Managing through the 2001 downturn soon after the private equity buyout gave Vella and his team confidence. So, when the economy likewise tanked almost immediately after the 2008 sale of the company to the ESOP, he didn’t cut sales staff and didn’t cut inventory. “My sales went down 18%. My competition’s sales dropped 40%. We took market share.”
Adds Greg Pray, a vice president at Columbia Forest Products, one of Atlantic Plywood’s biggest suppliers: “They didn’t bury their heads in the sand. Atlantic went out to sell into new channels.”
Atlantic employs about 190 and has nine distribution facilities in the Northeast. Andrea Hallett, 32, is an outside sale rep and has worked at Atlantic Plywood since college. She works with about 200 customers in central Connecticut. “Once we became an ESOP, it definitely changed the morale of the company,” she says. “We’re working toward a common goal.” The amount of damaged good shipped to customers – always an unpleasant surprise, and one requiring extra shipping to fix the problem – is way down. Teamwork between sales and the warehouses is up.

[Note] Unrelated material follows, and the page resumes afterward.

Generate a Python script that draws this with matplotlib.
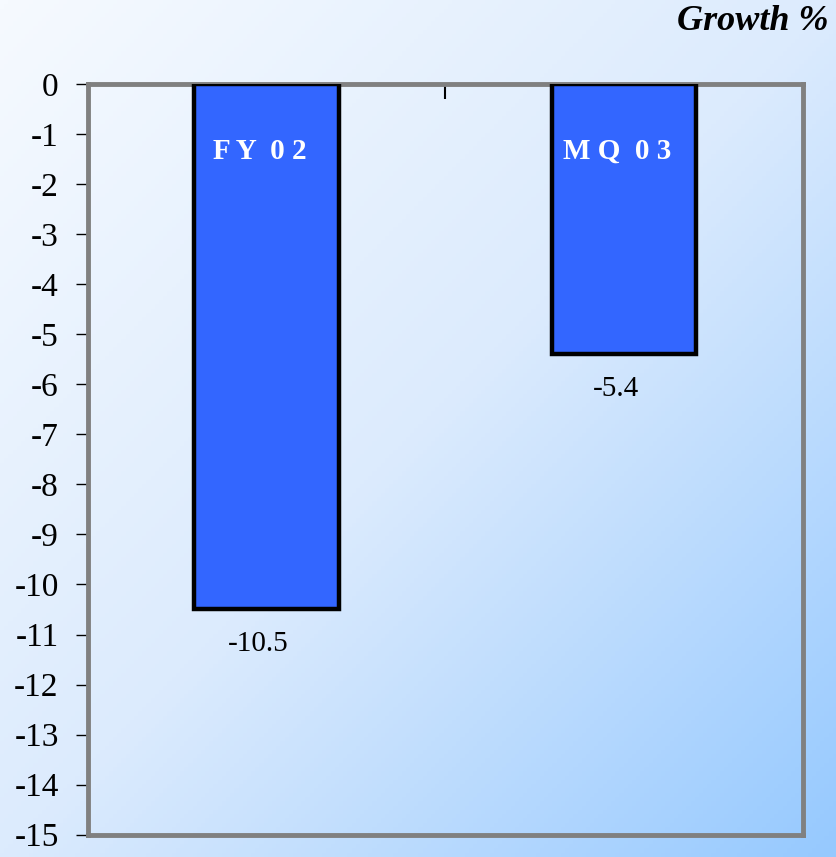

Jeff Engelbrecht, director of business operations at Atlantic Plywood, oversees the warehouses and information technology workers, 16 direct reports in all. As an owner, he views all of that as helping himself. “You do what you need to do. That’s part of the ESOP culture.”
“Everybody’s now looking at the little things,” Vella says. “All the people who work here – this is their retirement.”
If you’re a founder/owner/CEO/management team, or a private equity fund, considering selling your business in part or in whole, and you haven’t included an ESOP in your analysis, it’s probably because you haven’t been made aware of the significant tax benefits to sellers and to the ongoing company, or the productivity boost an ESOP often delivers.